┏━━
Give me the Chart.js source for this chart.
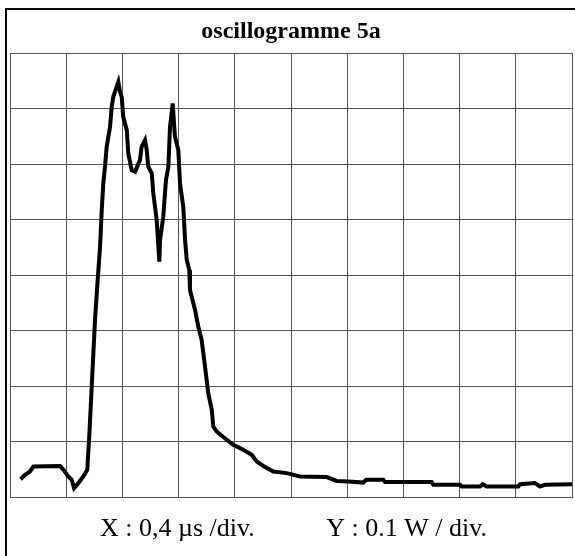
<!DOCTYPE html>
<html>
<head>
<meta charset="utf-8">
<script src="https://cdn.jsdelivr.net/npm/chart.js@4/dist/chart.umd.min.js"></script>
<style>
  body { margin: 0; background: #fff; }
</style>
</head>
<body>
<canvas id="scope" width="575" height="556"></canvas>
<script>
const timeUs = [0.075, 0.107, 0.142, 0.167, 0.356, 0.381, 0.415, 0.439, 0.456, 0.486,
  0.522, 0.550, 0.557, 0.564, 0.577, 0.591, 0.605, 0.624, 0.641, 0.653,
  0.664, 0.676, 0.688, 0.712, 0.724, 0.735, 0.759, 0.771, 0.783, 0.795,
  0.806, 0.831, 0.842, 0.866, 0.890, 0.925, 0.937, 0.961, 0.973, 0.984,
  1.009, 1.020, 1.044, 1.056, 1.063, 1.068, 1.091, 1.110, 1.127, 1.139,
  1.158, 1.174, 1.198, 1.210, 1.233, 1.246, 1.258, 1.276, 1.281, 1.317,
  1.340, 1.364, 1.388, 1.411, 1.436, 1.447, 1.471, 1.518, 1.589, 1.660,
  1.720, 1.756, 1.803, 1.874, 1.969, 2.064, 2.254, 2.325, 2.408, 2.515,
  2.534, 2.657, 2.669, 3.001, 3.013, 3.203, 3.215, 3.345, 3.364, 3.393,
  3.618, 3.630, 3.737, 3.772, 3.808, 4.000];
const powerW = [0.032, 0.040, 0.046, 0.055, 0.056, 0.049, 0.037, 0.031, 0.016, 0.025,
  0.037, 0.049, 0.079, 0.109, 0.175, 0.247, 0.319, 0.391, 0.451, 0.517,
  0.565, 0.595, 0.631, 0.667, 0.703, 0.721, 0.739, 0.748, 0.730, 0.721,
  0.685, 0.661, 0.619, 0.589, 0.586, 0.607, 0.631, 0.643, 0.625, 0.595,
  0.583, 0.547, 0.499, 0.451, 0.424, 0.463, 0.505, 0.571, 0.595, 0.667,
  0.709, 0.649, 0.625, 0.565, 0.523, 0.463, 0.427, 0.409, 0.373, 0.337,
  0.307, 0.283, 0.235, 0.187, 0.157, 0.127, 0.118, 0.108, 0.094, 0.085,
  0.076, 0.064, 0.056, 0.046, 0.043, 0.037, 0.036, 0.029, 0.028, 0.026,
  0.031, 0.031, 0.027, 0.027, 0.022, 0.022, 0.019, 0.019, 0.023, 0.019,
  0.019, 0.023, 0.025, 0.019, 0.022, 0.023];

const xDivUs = 0.4;   // 0,4 µs / div
const yDivW = 0.1;    // 0.1 W / div
const xDivs = 10;
const yDivs = 8;

const chartTitle = 'oscillogramme 5a';
const captionX = 'X : 0,4 µs /div.';
const captionY = 'Y : 0.1 W / div.';

const points = timeUs.map((t, i) => ({ x: t, y: powerW[i] }));

// cadre extérieur + légende du bas
const framePlugin = {
    id: 'frame',
    beforeDraw(chart) {
        const ctx = chart.ctx;
        ctx.save();
        ctx.fillStyle = '#fff';
        ctx.fillRect(0, 0, chart.width, chart.height);
        ctx.strokeStyle = '#000';
        ctx.lineWidth = 2;
        ctx.strokeRect(6, 9, chart.width + 20, chart.height + 20);
        ctx.restore();
    },
    afterDraw(chart) {
        const ctx = chart.ctx;
        const area = chart.chartArea;
        ctx.save();
        ctx.fillStyle = '#000';
        ctx.font = '26px "Liberation Serif", "Times New Roman", serif';
        ctx.textBaseline = 'alphabetic';
        ctx.textAlign = 'left';
        ctx.fillText(captionX, 100, area.bottom + 39);
        ctx.textAlign = 'right';
        ctx.fillText(captionY, 487, area.bottom + 39);
        ctx.restore();
    }
};

new Chart(document.getElementById('scope'), {
    type: 'line',
    data: {
        datasets: [{
            data: points,
            borderColor: '#000',
            borderWidth: 4,
            pointRadius: 0,
            tension: 0,
            fill: false
        }]
    },
    options: {
        responsive: false,
        animation: false,
        parsing: false,
        layout: { padding: { left: 10, right: 3, top: 0, bottom: 59 } },
        plugins: {
            legend: { display: false },
            tooltip: { enabled: false },
            title: {
                display: true,
                text: chartTitle,
                color: '#000',
                font: { family: '"Liberation Serif", "Times New Roman", serif', size: 24, weight: 'bold', lineHeight: 1.2 },
                padding: { top: 17, bottom: 7.2 }
            }
        },
        scales: {
            x: {
                type: 'linear',
                min: 0,
                max: xDivs * xDivUs,
                ticks: { display: false, stepSize: xDivUs },
                grid: { color: '#555', lineWidth: 1, drawTicks: false },
                border: { display: true, color: '#555', width: 1 }
            },
            y: {
                type: 'linear',
                min: 0,
                max: yDivs * yDivW,
                ticks: { display: false, stepSize: yDivW },
                grid: { color: '#555', lineWidth: 1, drawTicks: false },
                border: { display: true, color: '#555', width: 1 }
            }
        }
    },
    plugins: [framePlugin]
});
</script>
</body>
</html>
┗━━
> _Given problem_:
Copy each line in full and exactly, omitting any picture.

> _Result of the task_:
Give me the Chart.js source for this chart.
<!DOCTYPE html>
<html>
<head>
<meta charset="utf-8">
<script src="https://cdn.jsdelivr.net/npm/chart.js@4/dist/chart.umd.min.js"></script>
<style>
  body { margin: 0; background: #fff; }
</style>
</head>
<body>
<canvas id="scope" width="575" height="556"></canvas>
<script>
const timeUs = [0.075, 0.107, 0.142, 0.167, 0.356, 0.381, 0.415, 0.439, 0.456, 0.486,
  0.522, 0.550, 0.557, 0.564, 0.577, 0.591, 0.605, 0.624, 0.641, 0.653,
  0.664, 0.676, 0.688, 0.712, 0.724, 0.735, 0.759, 0.771, 0.783, 0.795,
  0.806, 0.831, 0.842, 0.866, 0.890, 0.925, 0.937, 0.961, 0.973, 0.984,
  1.009, 1.020, 1.044, 1.056, 1.063, 1.068, 1.091, 1.110, 1.127, 1.139,
  1.158, 1.174, 1.198, 1.210, 1.233, 1.246, 1.258, 1.276, 1.281, 1.317,
  1.340, 1.364, 1.388, 1.411, 1.436, 1.447, 1.471, 1.518, 1.589, 1.660,
  1.720, 1.756, 1.803, 1.874, 1.969, 2.064, 2.254, 2.325, 2.408, 2.515,
  2.534, 2.657, 2.669, 3.001, 3.013, 3.203, 3.215, 3.345, 3.364, 3.393,
  3.618, 3.630, 3.737, 3.772, 3.808, 4.000];
const powerW = [0.032, 0.040, 0.046, 0.055, 0.056, 0.049, 0.037, 0.031, 0.016, 0.025,
  0.037, 0.049, 0.079, 0.109, 0.175, 0.247, 0.319, 0.391, 0.451, 0.517,
  0.565, 0.595, 0.631, 0.667, 0.703, 0.721, 0.739, 0.748, 0.730, 0.721,
  0.685, 0.661, 0.619, 0.589, 0.586, 0.607, 0.631, 0.643, 0.625, 0.595,
  0.583, 0.547, 0.499, 0.451, 0.424, 0.463, 0.505, 0.571, 0.595, 0.667,
  0.709, 0.649, 0.625, 0.565, 0.523, 0.463, 0.427, 0.409, 0.373, 0.337,
  0.307, 0.283, 0.235, 0.187, 0.157, 0.127, 0.118, 0.108, 0.094, 0.085,
  0.076, 0.064, 0.056, 0.046, 0.043, 0.037, 0.036, 0.029, 0.028, 0.026,
  0.031, 0.031, 0.027, 0.027, 0.022, 0.022, 0.019, 0.019, 0.023, 0.019,
  0.019, 0.023, 0.025, 0.019, 0.022, 0.023];

const xDivUs = 0.4;   // 0,4 µs / div
const yDivW = 0.1;    // 0.1 W / div
const xDivs = 10;
const yDivs = 8;

const chartTitle = 'oscillogramme 5a';
const captionX = 'X : 0,4 µs /div.';
const captionY = 'Y : 0.1 W / div.';

const points = timeUs.map((t, i) => ({ x: t, y: powerW[i] }));

// cadre extérieur + légende du bas
const framePlugin = {
    id: 'frame',
    beforeDraw(chart) {
        const ctx = chart.ctx;
        ctx.save();
        ctx.fillStyle = '#fff';
        ctx.fillRect(0, 0, chart.width, chart.height);
        ctx.strokeStyle = '#000';
        ctx.lineWidth = 2;
        ctx.strokeRect(6, 9, chart.width + 20, chart.height + 20);
        ctx.restore();
    },
    afterDraw(chart) {
        const ctx = chart.ctx;
        const area = chart.chartArea;
        ctx.save();
        ctx.fillStyle = '#000';
        ctx.font = '26px "Liberation Serif", "Times New Roman", serif';
        ctx.textBaseline = 'alphabetic';
        ctx.textAlign = 'left';
        ctx.fillText(captionX, 100, area.bottom + 39);
        ctx.textAlign = 'right';
        ctx.fillText(captionY, 487, area.bottom + 39);
        ctx.restore();
    }
};

new Chart(document.getElementById('scope'), {
    type: 'line',
    data: {
        datasets: [{
            data: points,
            borderColor: '#000',
            borderWidth: 4,
            pointRadius: 0,
            tension: 0,
            fill: false
        }]
    },
    options: {
        responsive: false,
        animation: false,
        parsing: false,
        layout: { padding: { left: 10, right: 3, top: 0, bottom: 59 } },
        plugins: {
            legend: { display: false },
            tooltip: { enabled: false },
            title: {
                display: true,
                text: chartTitle,
                color: '#000',
                font: { family: '"Liberation Serif", "Times New Roman", serif', size: 24, weight: 'bold', lineHeight: 1.2 },
                padding: { top: 17, bottom: 7.2 }
            }
        },
        scales: {
            x: {
                type: 'linear',
                min: 0,
                max: xDivs * xDivUs,
                ticks: { display: false, stepSize: xDivUs },
                grid: { color: '#555', lineWidth: 1, drawTicks: false },
                border: { display: true, color: '#555', width: 1 }
            },
            y: {
                type: 'linear',
                min: 0,
                max: yDivs * yDivW,
                ticks: { display: false, stepSize: yDivW },
                grid: { color: '#555', lineWidth: 1, drawTicks: false },
                border: { display: true, color: '#555', width: 1 }
            }
        }
    },
    plugins: [framePlugin]
});
</script>
</body>
</html>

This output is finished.